CPU times: user 2min 20s, sys: 872 ms, total: 2min 21s
Wall time: 2min 21s

Generate a MultiDigraph with networkx and edge array



In [4]:

    
%%time
TG=nx.MultiDiGraph()
TG.add_weighted_edges_from(edge_array)









    



CPU times: user 5.41 s, sys: 224 ms, total: 5.63 s
Wall time: 5.62 s



In [5]:

    
%%time
# Network Characteristics
print 'Number of nodes:', TG.number_of_nodes() 
print 'Number of edges:', TG.number_of_edges() 
print 'Number of connected components:', nx.number_connected_components(TG.to_undirected())

# Degree
degree_sequence = TG.degree().values()
degree_out_sequence = TG.out_degree().values()
degree_in_sequence = TG.in_degree().values()

print "Min degree ", np.min(degree_sequence)
print "Max degree ", np.max(degree_sequence)
print "Median degree ", np.median(degree_sequence)
print "Mean degree ", np.mean(degree_sequence)

print "Min degree IN", np.min(degree_in_sequence)
print "Max degree IN", np.max(degree_in_sequence)
print "Median degree IN", np.median(degree_in_sequence)
print "Mean degree IN", np.mean(degree_in_sequence)

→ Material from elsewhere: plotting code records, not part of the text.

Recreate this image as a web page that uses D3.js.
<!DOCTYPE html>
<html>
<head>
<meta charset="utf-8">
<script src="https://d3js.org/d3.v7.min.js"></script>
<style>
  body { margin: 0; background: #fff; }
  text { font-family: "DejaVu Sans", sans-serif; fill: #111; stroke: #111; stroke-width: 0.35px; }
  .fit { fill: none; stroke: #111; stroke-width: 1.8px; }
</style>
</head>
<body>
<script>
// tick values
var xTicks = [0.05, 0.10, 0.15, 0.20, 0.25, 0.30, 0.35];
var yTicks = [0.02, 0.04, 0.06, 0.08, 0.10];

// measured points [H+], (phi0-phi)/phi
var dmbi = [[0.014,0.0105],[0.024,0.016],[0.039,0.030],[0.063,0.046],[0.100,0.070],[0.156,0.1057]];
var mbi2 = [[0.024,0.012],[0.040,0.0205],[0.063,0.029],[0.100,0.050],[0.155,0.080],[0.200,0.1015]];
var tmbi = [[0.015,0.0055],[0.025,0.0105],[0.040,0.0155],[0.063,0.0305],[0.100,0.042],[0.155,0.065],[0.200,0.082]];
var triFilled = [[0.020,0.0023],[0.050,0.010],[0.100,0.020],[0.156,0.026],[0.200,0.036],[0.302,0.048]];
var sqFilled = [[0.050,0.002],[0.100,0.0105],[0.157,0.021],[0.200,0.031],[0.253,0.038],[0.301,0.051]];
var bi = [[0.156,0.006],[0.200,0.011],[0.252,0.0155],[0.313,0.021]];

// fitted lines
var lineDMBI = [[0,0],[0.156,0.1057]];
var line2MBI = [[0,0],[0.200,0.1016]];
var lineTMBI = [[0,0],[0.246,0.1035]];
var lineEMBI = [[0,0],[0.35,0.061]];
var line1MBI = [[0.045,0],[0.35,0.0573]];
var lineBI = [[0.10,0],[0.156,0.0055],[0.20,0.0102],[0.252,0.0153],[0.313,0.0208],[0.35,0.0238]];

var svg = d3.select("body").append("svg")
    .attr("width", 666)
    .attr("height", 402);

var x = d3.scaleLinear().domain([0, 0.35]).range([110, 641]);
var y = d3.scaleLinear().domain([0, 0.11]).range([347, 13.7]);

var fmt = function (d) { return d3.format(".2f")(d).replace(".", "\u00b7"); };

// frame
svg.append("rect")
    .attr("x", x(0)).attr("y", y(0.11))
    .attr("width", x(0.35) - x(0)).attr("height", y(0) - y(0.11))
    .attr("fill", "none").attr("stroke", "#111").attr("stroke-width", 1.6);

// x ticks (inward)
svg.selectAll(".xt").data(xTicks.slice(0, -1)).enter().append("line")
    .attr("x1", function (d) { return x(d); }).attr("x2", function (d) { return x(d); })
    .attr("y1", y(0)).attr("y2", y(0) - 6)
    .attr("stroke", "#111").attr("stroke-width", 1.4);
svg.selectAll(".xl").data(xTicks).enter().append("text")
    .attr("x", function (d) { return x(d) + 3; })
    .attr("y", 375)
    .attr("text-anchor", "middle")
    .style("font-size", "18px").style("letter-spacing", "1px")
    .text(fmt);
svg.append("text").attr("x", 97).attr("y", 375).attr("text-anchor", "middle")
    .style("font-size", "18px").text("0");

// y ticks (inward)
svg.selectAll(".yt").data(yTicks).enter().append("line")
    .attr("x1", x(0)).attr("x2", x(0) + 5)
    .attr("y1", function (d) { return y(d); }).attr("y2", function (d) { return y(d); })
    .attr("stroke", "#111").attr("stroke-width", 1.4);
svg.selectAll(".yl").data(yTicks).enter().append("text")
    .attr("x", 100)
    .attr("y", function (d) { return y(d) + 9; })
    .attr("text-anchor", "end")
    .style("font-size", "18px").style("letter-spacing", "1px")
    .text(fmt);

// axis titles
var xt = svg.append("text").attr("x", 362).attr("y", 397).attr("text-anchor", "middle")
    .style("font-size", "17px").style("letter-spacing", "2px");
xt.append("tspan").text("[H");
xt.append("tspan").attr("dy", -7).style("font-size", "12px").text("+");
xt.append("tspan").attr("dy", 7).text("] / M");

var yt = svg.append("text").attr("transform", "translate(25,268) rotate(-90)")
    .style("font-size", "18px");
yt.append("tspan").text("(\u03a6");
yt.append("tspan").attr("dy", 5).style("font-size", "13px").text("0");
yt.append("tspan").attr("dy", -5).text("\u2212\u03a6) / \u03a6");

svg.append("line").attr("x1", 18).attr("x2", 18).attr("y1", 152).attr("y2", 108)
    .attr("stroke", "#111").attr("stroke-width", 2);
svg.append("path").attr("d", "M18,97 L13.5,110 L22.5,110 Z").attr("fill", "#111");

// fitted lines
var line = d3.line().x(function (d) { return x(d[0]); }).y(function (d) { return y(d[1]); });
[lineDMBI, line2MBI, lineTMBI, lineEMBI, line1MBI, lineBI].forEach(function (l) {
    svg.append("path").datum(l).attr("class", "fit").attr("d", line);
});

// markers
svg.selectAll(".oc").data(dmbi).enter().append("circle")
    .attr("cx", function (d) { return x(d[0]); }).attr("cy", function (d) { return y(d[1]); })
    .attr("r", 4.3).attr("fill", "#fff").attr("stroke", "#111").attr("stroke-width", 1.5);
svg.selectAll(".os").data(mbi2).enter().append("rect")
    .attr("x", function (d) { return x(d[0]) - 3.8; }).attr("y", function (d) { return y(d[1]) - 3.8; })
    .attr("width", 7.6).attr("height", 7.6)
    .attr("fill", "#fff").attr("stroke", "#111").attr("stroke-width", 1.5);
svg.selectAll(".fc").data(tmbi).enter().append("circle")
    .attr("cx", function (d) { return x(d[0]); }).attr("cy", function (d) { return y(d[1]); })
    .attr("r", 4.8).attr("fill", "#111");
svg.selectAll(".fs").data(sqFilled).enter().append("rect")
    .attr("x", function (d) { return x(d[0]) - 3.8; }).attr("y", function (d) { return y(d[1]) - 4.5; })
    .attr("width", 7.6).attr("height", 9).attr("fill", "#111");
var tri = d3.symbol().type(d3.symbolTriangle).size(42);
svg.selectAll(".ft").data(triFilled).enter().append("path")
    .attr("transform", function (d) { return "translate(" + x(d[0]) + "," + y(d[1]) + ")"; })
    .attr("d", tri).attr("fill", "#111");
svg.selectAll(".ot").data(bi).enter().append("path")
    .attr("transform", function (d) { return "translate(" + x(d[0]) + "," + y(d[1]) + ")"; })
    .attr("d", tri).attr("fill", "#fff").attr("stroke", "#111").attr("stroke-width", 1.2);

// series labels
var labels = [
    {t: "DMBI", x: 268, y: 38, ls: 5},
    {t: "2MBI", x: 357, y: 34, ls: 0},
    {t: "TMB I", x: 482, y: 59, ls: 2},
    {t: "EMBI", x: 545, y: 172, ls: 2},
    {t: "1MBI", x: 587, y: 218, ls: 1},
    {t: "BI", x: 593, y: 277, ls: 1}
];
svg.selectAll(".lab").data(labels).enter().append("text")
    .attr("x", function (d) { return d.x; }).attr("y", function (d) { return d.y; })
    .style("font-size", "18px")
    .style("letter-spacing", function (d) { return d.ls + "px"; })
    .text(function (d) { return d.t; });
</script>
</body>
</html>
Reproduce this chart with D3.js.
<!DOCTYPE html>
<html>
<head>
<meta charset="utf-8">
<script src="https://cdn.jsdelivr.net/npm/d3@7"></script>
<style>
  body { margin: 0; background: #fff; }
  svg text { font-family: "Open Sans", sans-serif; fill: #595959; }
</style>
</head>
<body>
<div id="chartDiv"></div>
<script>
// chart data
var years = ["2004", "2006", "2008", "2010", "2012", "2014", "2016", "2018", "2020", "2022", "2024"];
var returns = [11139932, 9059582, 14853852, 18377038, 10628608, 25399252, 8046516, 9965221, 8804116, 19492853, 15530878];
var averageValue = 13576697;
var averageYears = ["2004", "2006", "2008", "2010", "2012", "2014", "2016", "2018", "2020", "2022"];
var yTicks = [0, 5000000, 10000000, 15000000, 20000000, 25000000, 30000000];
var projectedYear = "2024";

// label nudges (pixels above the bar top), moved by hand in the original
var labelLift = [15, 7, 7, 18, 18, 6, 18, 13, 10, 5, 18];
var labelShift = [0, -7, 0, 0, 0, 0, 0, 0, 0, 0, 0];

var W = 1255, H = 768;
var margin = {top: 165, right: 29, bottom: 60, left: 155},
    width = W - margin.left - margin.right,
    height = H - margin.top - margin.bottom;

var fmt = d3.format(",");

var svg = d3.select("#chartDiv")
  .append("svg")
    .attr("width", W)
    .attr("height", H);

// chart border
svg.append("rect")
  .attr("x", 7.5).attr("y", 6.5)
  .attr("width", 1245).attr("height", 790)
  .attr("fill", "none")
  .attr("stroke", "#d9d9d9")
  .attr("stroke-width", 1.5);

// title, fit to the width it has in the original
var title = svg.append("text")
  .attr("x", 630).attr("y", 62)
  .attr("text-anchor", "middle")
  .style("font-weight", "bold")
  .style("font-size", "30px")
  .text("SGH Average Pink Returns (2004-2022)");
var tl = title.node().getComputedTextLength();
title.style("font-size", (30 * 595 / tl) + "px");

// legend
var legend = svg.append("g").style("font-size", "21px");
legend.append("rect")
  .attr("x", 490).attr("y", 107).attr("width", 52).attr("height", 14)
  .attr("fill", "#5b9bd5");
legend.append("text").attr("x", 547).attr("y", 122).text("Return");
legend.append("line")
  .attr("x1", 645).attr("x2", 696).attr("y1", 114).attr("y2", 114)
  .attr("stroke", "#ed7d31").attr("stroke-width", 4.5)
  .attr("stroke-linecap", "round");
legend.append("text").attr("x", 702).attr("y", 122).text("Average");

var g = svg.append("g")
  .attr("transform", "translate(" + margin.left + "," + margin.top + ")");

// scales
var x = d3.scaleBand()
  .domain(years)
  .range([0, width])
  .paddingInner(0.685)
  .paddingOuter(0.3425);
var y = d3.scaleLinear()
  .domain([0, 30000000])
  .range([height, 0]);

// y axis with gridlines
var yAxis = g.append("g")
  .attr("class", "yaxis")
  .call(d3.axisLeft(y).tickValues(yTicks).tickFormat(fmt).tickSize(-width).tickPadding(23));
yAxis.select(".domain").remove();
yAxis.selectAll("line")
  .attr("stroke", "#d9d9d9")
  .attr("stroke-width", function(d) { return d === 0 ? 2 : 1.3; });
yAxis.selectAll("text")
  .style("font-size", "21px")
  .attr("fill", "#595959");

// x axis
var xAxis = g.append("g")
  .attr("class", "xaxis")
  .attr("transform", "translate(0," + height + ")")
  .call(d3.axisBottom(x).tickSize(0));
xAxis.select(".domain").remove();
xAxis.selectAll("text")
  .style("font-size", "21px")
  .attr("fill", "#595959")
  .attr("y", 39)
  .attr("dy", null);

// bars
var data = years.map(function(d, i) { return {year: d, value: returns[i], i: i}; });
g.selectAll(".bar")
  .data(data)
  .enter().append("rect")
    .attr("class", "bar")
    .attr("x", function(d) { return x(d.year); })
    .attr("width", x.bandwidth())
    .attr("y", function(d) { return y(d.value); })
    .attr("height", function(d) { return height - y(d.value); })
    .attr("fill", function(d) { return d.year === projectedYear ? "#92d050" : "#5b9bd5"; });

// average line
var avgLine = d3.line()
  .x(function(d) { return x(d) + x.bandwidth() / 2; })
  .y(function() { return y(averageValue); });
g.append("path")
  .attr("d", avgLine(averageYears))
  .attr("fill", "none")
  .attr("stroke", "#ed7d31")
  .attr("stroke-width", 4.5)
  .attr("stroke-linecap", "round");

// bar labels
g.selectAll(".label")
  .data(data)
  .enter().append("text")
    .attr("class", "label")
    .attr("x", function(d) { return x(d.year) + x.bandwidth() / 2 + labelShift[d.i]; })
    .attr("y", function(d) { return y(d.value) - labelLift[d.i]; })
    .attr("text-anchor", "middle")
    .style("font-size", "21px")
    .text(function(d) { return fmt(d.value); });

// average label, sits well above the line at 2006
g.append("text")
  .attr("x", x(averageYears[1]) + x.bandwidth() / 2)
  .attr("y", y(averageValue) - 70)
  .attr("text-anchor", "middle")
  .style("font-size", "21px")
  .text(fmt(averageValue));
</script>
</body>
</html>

print "Min degree OUT", np.min(degree_out_sequence)
print "Max degree OUT", np.max(degree_out_sequence)
print "Median degree OUT", np.median(degree_out_sequence)
print "Mean degree OUT", np.mean(degree_out_sequence)









    



Number of nodes: 29355
Number of edges: 1000000
Number of connected components: 96
Min degree  1
Max degree  232035
Median degree  3.0
Mean degree  68.131493783
Min degree IN 0
Max degree IN 222682
Median degree IN 1.0
Mean degree IN 34.0657468915
Min degree OUT 0
Max degree OUT 137271
Median degree OUT 1.0
Mean degree OUT 34.0657468915
CPU times: user 21.8 s, sys: 956 ms, total: 22.8 s
Wall time: 22.8 s



In [6]:

    
%%time
# Degree distribution
y=nx.degree_histogram(TG)
plt.figure(1)
plt.loglog(y,'b-',marker='o')
plt.ylabel("Frequency")
plt.xlabel("Degree")
plt.draw()
plt.show()









    












    



CPU times: user 1.48 s, sys: 828 ms, total: 2.31 s
Wall time: 1.43 s

Features Engineering



In [7]:

    
#New dataframe for feature engineering
df = pd.DataFrame()
df['nodes']=TG.nodes()

Features description

Roman (I-XXI) : Node intrinsec charateristics feature set
Arabic (1-5) : Neighbors behaviours feature set
Greek (α-ω) : External data features

#	Description	Variable
I	Degree	total_degree
II	Degree in	degree_in
III	Degree out	degree_out
IV	Number of unique predecessors	unique_predecessors
V	Number of unique successors	unique_successors
VI	Mean ether amount in incoming transactions	mean_value_in
VII	Mean ether amount in outgoing transactions	mean_value_out
VIII	Std ether amount in incoming transactions	std_value_in
IX	Std ether amount in outgoing transactions	std_value_out
X	Ratio of the number of incoming transactions to the number of unique timestamps	ratio_in_timestamp
XI	Ratio of the number of outgoing transactions to the number of unique timestamps	ratio_out_timestamp
XII	Frequency of incoming transactions	frequency_in
XIII	Frequency of outgoing transactions	frequency_out
XIV	Ether balance of the node	balance
XVI	Average velocity in	mean_velocity_out
XVII	Average velocity out	mean_velocity_out
XVIII	Std velocity in	std_velocity_in
XIX	Std velocity out	std_velocity_out
XX	Average acceleration in	mean_acceleration_in
XXI	Average acceleration out	mean_acceleration_out
α	Min path to a rogue node	min_path_to_rogue
β	Min path from a rogue node	min_path_from_rogue
δ	Amount of ether on the min path to a rogue node	amount_to_rogue
ε	Amount of ether on the min path from a rogue node	amount_from_rogue
1	Average neighbours velocity out
2	Average neighbours acceleration out	-

Others possible features:
- average/std path size to/from rogue
- average amount/std amount to/from rogue
- neighbours description

Add total degree [I]



In [8]:

    
df['total_degree']=df['nodes'].map(lambda x: TG.degree(x))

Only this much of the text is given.